I am thinking the sentence which may be about the Banach algebra function:
Let $A \in \mathcal{B}(H)$ where $H$ is Hilbert. \begin{equation} \| A \| = \sup_{ \| u \|, \| v \| \leq 1} | \langle Au, v \rangle | \end{equation}
It is the norm but with continuous functions $u,v \in H$, I think. I am thinking which properties it holds to prove it. Apparently, completeness, continuity.
My proposal
I think we need here the definition of the norm in Hilbert space i.e. vector's norm: \begin{equation} \|x\| = \sqrt{ \langle x, x \rangle } \end{equation} where I think the square root should be disappear through the Cauchy-Schwarz inequality such that the operator norm equals the right-hand-side.

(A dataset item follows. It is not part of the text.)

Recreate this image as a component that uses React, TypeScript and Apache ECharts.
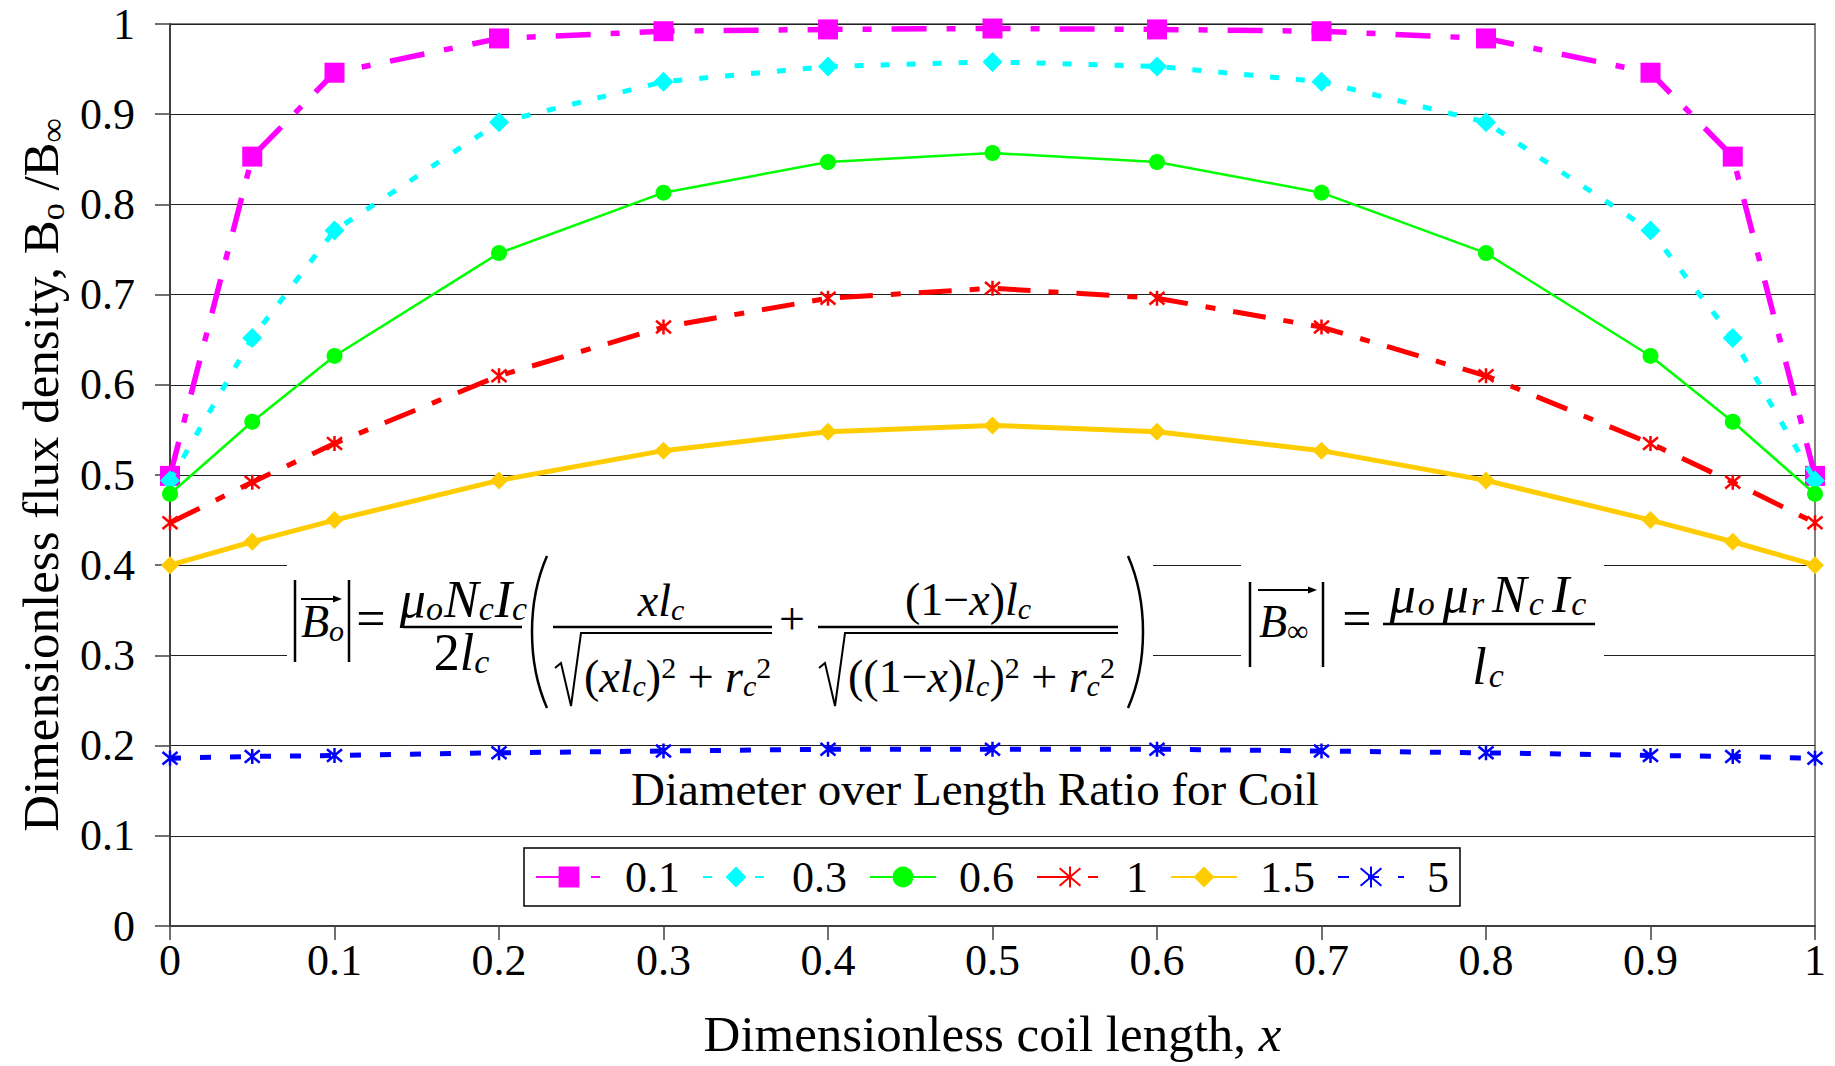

Let's consider $A$ is continuous, by provig the inequality \begin{equation*} | A | \leq M, \forall u,v \in H, \forall u,v \leq 1. \end{equation*} Start with some $u \in H$. Note $u^{\pm} = |u| \pm u \in H$, so $u \geq 0$ so $\|A\| \geq 0$. So we get $| A | \leq M$, and since $u,v \leq 1$, we have the inequality. $\square$
Comments
- I really think that the proof of this statement should be more straight-forward. Cauchy-Schwarz should be enough but I have apparently mixed up some symbols in my attempt.
- I am not sure if the part starting from A is continuous, by proving ... is necessary for the proof.
- I am not sure about $u^{\pm}$. I tried to imply a similar proof of linear functionals from here.
How can you prove more rigorously the norm in Hilbert space?